São fortes as correntes que querem pura e simplesmente aumentar o PIB, não importam as consequências.
A Câmara mostrou no meio da semana o insustentável peso do atraso no Brasil. Esvaziou os ministérios do Meio Ambiente e dos Povos Indígenas, flexibilizou as leis que impedem a devastação da Mata Atlântica — enfim, jogou o país de novo numa atmosfera dos anos 1950.
O primeiro problema a discutir é de natureza democrática. Afinal, quem foi eleito presidente da República, Lula ou Lira? Em quem pensava a maioria dos brasileiros quando derrotou Bolsonaro?
Diante de um governo que se instala vitorioso, depois de apresentar um programa à sociedade, não tem sentido a Câmara definir como ele deve se organizar para exercer suas tarefas. Pelo menos teoricamente, ele sabe de que tipo de estrutura necessita para realizar o trabalho.
As mudanças que a Câmara fez são absurdas. Como retirar a gestão das águas do Meio Ambiente, sem perceber que o tema envolve não apenas irrigação de lavoura, mas também proteção de nascentes, medidas estratégicas para garantir que gente e bicho não tenham sede? Como dissociar do Meio Ambiente a questão dos resíduos sólidos, que envolve todo um complexo que não se esgota na construção de aterros sanitários, mas passa pela educação ambiental, pelo estímulo à indústria da reciclagem e tantos outros procedimentos?
Um dos absurdos mais contundentes: retirar do Ministério dos Povos Indígenas a tarefa de conduzir a demarcação das terras indígenas. Foi como dizer abertamente que a Câmara não aceita a existência dessa pasta, um compromisso não só de campanha, mas também internacional. O Cadastro Ambiental Rural também sai do controle do Meio Ambiente.

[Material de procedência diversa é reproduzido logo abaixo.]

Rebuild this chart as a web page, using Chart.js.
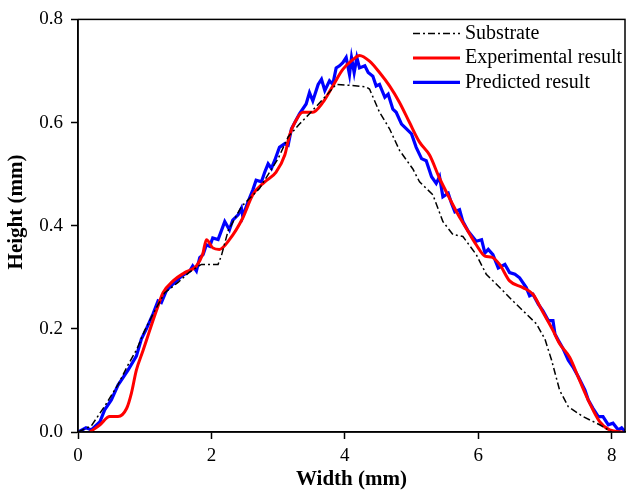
<!DOCTYPE html>
<html lang="en">
<head>
    <meta charset="UTF-8">
    <title>Height profile</title>
    <script src="https://cdn.jsdelivr.net/npm/chart.js"></script>
    <style>
        body {
            margin: 0;
            background-color: #fff;
        }
        #box {
            width: 627px;
            height: 494px;
        }
    </style>
</head>
<body>
    <div id="box"><canvas id="profileChart" width="627" height="494"></canvas></div>

    <script>
        // data
        const seriesNames = ['Substrate', 'Experimental result', 'Predicted result'];
        const xTicks = [0, 2, 4, 6, 8];
        const yTicks = [0, 0.2, 0.4, 0.6, 0.8];

        const substrateX = [0, 0.2, 0.4, 0.6, 0.75, 0.88, 1.0, 1.15, 1.3, 1.5,
            1.67, 1.85, 2.1, 2.15, 2.25, 2.45, 2.72, 3.0, 3.15, 3.32,
            3.47, 3.72, 3.87, 4.1, 4.32, 4.37, 4.52, 4.67, 4.82, 5.02,
            5.12, 5.32, 5.47, 5.62, 5.77, 5.97, 6.12, 6.37, 6.52, 6.72,
            6.87, 7.0, 7.1, 7.22, 7.35, 7.57, 7.82, 8.0];
        const substrateY = [0, 0.012, 0.05, 0.092, 0.13, 0.16, 0.197, 0.235, 0.27, 0.29,
            0.31, 0.325, 0.325, 0.342, 0.39, 0.437, 0.472, 0.53, 0.572, 0.597,
            0.617, 0.652, 0.674, 0.672, 0.669, 0.665, 0.62, 0.588, 0.546, 0.51,
            0.485, 0.46, 0.408, 0.383, 0.379, 0.344, 0.306, 0.274, 0.254, 0.229,
            0.21, 0.18, 0.139, 0.081, 0.049, 0.03, 0.014, 0.0];

        const experimentX = [0.18, 0.33, 0.475, 0.6, 0.73, 0.8, 0.875, 0.975, 1.075, 1.175,
            1.275, 1.425, 1.6, 1.775, 1.87, 1.925, 2.02, 2.12, 2.27, 2.47,
            2.62, 2.8, 2.97, 3.1, 3.17, 3.25, 3.37, 3.52, 3.67, 3.82,
            3.97, 4.12, 4.22, 4.37, 4.52, 4.67, 4.82, 4.97, 5.12, 5.27,
            5.42, 5.57, 5.7, 5.82, 5.97, 6.1, 6.2, 6.32, 6.47, 6.67,
            6.82, 6.97, 7.12, 7.22, 7.37, 7.52, 7.67, 7.82, 7.97, 8.17];
        const experimentY = [0, 0.014, 0.03, 0.03, 0.046, 0.075, 0.12, 0.158, 0.197, 0.235,
            0.27, 0.293, 0.309, 0.322, 0.345, 0.373, 0.357, 0.354, 0.373, 0.415,
            0.46, 0.485, 0.504, 0.537, 0.575, 0.6, 0.62, 0.62, 0.639, 0.671,
            0.703, 0.722, 0.73, 0.719, 0.697, 0.671, 0.639, 0.6, 0.562, 0.537,
            0.492, 0.453, 0.421, 0.395, 0.363, 0.341, 0.339, 0.325, 0.293, 0.28,
            0.267, 0.232, 0.197, 0.171, 0.145, 0.1, 0.056, 0.02, 0.004, 0];

        const predictedX = [0, 0.12, 0.2, 0.33, 0.4, 0.5, 0.6, 0.75, 0.875, 0.95,
            1.025, 1.125, 1.2, 1.25, 1.325, 1.425, 1.55, 1.675, 1.72, 1.775,
            1.825, 1.875, 1.925, 1.975, 2.02, 2.1, 2.2, 2.27, 2.32, 2.4,
            2.45, 2.47, 2.55, 2.62, 2.67, 2.75, 2.8, 2.85, 2.9, 2.95,
            3.02, 3.1, 3.15, 3.2, 3.25, 3.32, 3.42, 3.47, 3.52, 3.6,
            3.65, 3.7, 3.77, 3.82, 3.87, 3.92, 3.97, 4.02, 4.07, 4.1,
            4.14, 4.18, 4.22, 4.3, 4.35, 4.42, 4.47, 4.52, 4.6, 4.65,
            4.72, 4.77, 4.85, 4.92, 5.0, 5.07, 5.15, 5.22, 5.3, 5.37,
            5.42, 5.47, 5.55, 5.6, 5.65, 5.72, 5.77, 5.85, 5.97, 6.05,
            6.1, 6.15, 6.22, 6.3, 6.4, 6.47, 6.55, 6.62, 6.72, 6.77,
            6.82, 6.9, 6.97, 7.05, 7.12, 7.15, 7.2, 7.27, 7.35, 7.42,
            7.5, 7.6, 7.65, 7.72, 7.8, 7.87, 7.95, 8.02, 8.1, 8.15,
            8.2];
        const predictedY = [0, 0.008, 0.004, 0.02, 0.043, 0.062, 0.091, 0.12, 0.147, 0.18,
            0.2, 0.229, 0.254, 0.251, 0.274, 0.287, 0.302, 0.312, 0.322, 0.312,
            0.338, 0.344, 0.363, 0.36, 0.376, 0.373, 0.408, 0.392, 0.411, 0.421,
            0.434, 0.418, 0.447, 0.469, 0.488, 0.485, 0.504, 0.52, 0.511, 0.527,
            0.552, 0.559, 0.556, 0.588, 0.6, 0.617, 0.636, 0.658, 0.642, 0.674,
            0.684, 0.662, 0.681, 0.674, 0.706, 0.71, 0.716, 0.726, 0.693, 0.726,
            0.697, 0.726, 0.706, 0.71, 0.697, 0.69, 0.671, 0.674, 0.649, 0.655,
            0.626, 0.62, 0.597, 0.588, 0.578, 0.552, 0.53, 0.526, 0.495, 0.482,
            0.495, 0.456, 0.463, 0.443, 0.427, 0.431, 0.408, 0.389, 0.37, 0.373,
            0.347, 0.354, 0.344, 0.318, 0.325, 0.309, 0.306, 0.299, 0.28, 0.264,
            0.267, 0.248, 0.235, 0.216, 0.216, 0.19, 0.178, 0.162, 0.139, 0.126,
            0.107, 0.081, 0.062, 0.046, 0.03, 0.03, 0.014, 0.017, 0.004, 0.008,
            0.001];

        const toPoints = (xs, ys) => xs.map((x, i) => ({ x: x, y: ys[i] }));
        const serif = 'Liberation Serif, Times New Roman, serif';

        // box around the plot, y title and legend in the top right corner
        const framePlugin = {
            id: 'frame',
            afterDraw(chart) {
                const { ctx, chartArea } = chart;
                ctx.save();
                ctx.strokeStyle = '#000';
                ctx.lineWidth = 1.5;
                ctx.strokeRect(chartArea.left, chartArea.top,
                    chartArea.right - chartArea.left, chartArea.bottom - chartArea.top);

                // y axis title
                ctx.save();
                ctx.translate(17, 212);
                ctx.rotate(-Math.PI / 2);
                ctx.fillStyle = '#000';
                ctx.font = 'bold 21px ' + serif;
                ctx.textAlign = 'center';
                ctx.textBaseline = 'middle';
                ctx.fillText('Height (mm)', 0, 0);
                ctx.restore();

                const x0 = chartArea.left + 335;
                chart.data.datasets.forEach((ds, i) => {
                    const y = chartArea.top + 14 + i * 24.5;
                    ctx.beginPath();
                    ctx.strokeStyle = ds.borderColor;
                    ctx.lineWidth = ds.borderWidth;
                    ctx.setLineDash(ds.borderDash || []);
                    ctx.moveTo(x0, y);
                    ctx.lineTo(x0 + 47, y);
                    ctx.stroke();
                    ctx.setLineDash([]);
                    ctx.fillStyle = '#000';
                    ctx.font = '20px ' + serif;
                    ctx.textBaseline = 'middle';
                    ctx.textAlign = 'left';
                    ctx.fillText(ds.label, x0 + 52, y);
                });
                ctx.restore();
            }
        };

        const config = {
            type: 'line',
            data: {
                datasets: [{
                    label: seriesNames[0],
                    data: toPoints(substrateX, substrateY),
                    borderColor: '#000000',
                    borderWidth: 1.5,
                    borderDash: [7, 3, 2, 3],
                    pointRadius: 0,
                    tension: 0
                }, {
                    label: seriesNames[1],
                    data: toPoints(experimentX, experimentY),
                    borderColor: '#ff0000',
                    borderWidth: 3,
                    pointRadius: 0,
                    cubicInterpolationMode: 'monotone'
                }, {
                    label: seriesNames[2],
                    data: toPoints(predictedX, predictedY),
                    borderColor: '#0000ff',
                    borderWidth: 3.2,
                    pointRadius: 0,
                    tension: 0
                }]
            },
            options: {
                responsive: false,
                animation: false,
                layout: { padding: { top: 16, right: 2, left: 0, bottom: 0 } },
                plugins: {
                    legend: { display: false },
                    tooltip: { enabled: false }
                },
                scales: {
                    x: {
                        type: 'linear',
                        min: 0,
                        max: 8.2,
                        afterBuildTicks: s => { s.ticks = xTicks.map(v => ({ value: v })); },
                        afterFit: s => { s.height = 62; },
                        grid: { drawOnChartArea: false, tickLength: 7, tickColor: '#000', tickWidth: 1.5 },
                        border: { color: '#000', width: 1.5 },
                        ticks: {
                            padding: 6,
                            color: '#000',
                            font: { family: serif, size: 19 },
                            callback: v => String(v)
                        },
                        title: {
                            display: true,
                            text: 'Width (mm)',
                            color: '#000',
                            font: { family: serif, size: 21, weight: 'bold' },
                            padding: { top: 0, bottom: 2 }
                        }
                    },
                    y: {
                        min: 0,
                        max: 0.8,
                        afterBuildTicks: s => { s.ticks = yTicks.map(v => ({ value: v })); },
                        afterFit: s => { s.width = 78; },
                        grid: { drawOnChartArea: false, tickLength: 7, tickColor: '#000', tickWidth: 1.5 },
                        border: { color: '#000', width: 1.5 },
                        ticks: {
                            padding: 8,
                            color: '#000',
                            font: { family: serif, size: 19 },
                            callback: v => v.toFixed(1)
                        }
                    }
                }
            },
            plugins: [framePlugin]
        };

        new Chart(document.getElementById('profileChart'), config);
    </script>
</body>
</html>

Embora ninguém tenha feito o L para colocar um deputado fisiológico na Presidência, é preciso reconhecer que as forças do atraso tiveram uma boa noção de timing. Elas sabem ler as ambiguidades do L vitorioso na campanha. Os últimos dias foram marcados por uma disputa sobre a exploração de petróleo na foz do Amazonas. São fortes as correntes que querem pura e simplesmente crescer, aumentar o PIB, independentemente das consequências. O próprio Lula afirmou:
É a 530 quilômetros da Amazônia.
Esqueceu que a região abriga quase 300 quilômetros de corais, recentemente descobertos por uma expedição científica.
Outros sinais de ambiguidade em relação ao discurso ambiental também estão claros. A própria promessa de que todos poderão comer picanha soa um pouco deslocada, mas pode ser atribuída à retorica eleitoral. Não é a mesma coisa a intenção de produzir carros populares em massa. Isso entra em choque com alguns fundamentos, como mobilidade urbana ou redução dos gases de efeito estufa.
O destino ambiental do Brasil, seu próprio futuro no mundo, depende hoje de uma Câmara retrógrada e de um governo ambivalente. Não se pode esperar um rompimento, pois o governo precisa dos deputados para funcionar. Mas se pode pedir mais coerência. A Câmara não baniu as atividades ambientais e de demarcação de terras indígenas. Continuam sob a égide do governo central. Cabe a ele, diante das limitações, encontrar um caminho para realizar aquilo que prometeu, numa estrutura desfeita, mas cujas peças fundamentais permanecem em suas mãos.
E, finalmente, a decisão de flexibilizar a destruição da Mata Atlântica, contra a vontade do Senado, pode ser vetada. O mais importante é mostrar claramente com que L contamos para que Marina Silva e Sonia Guajajara não fiquem sozinhas, lutando contra a maré reacionária. Há muita gente com elas na planície e também no planeta Terra.
De certa maneira, o que aconteceu no meio da semana é um choque de realidade, o fim das ilusões de que a questão ambiental depende apenas do governo, quando, na verdade, depende da luta de todos, às vezes entorpecidos pela melodia do discurso oficial.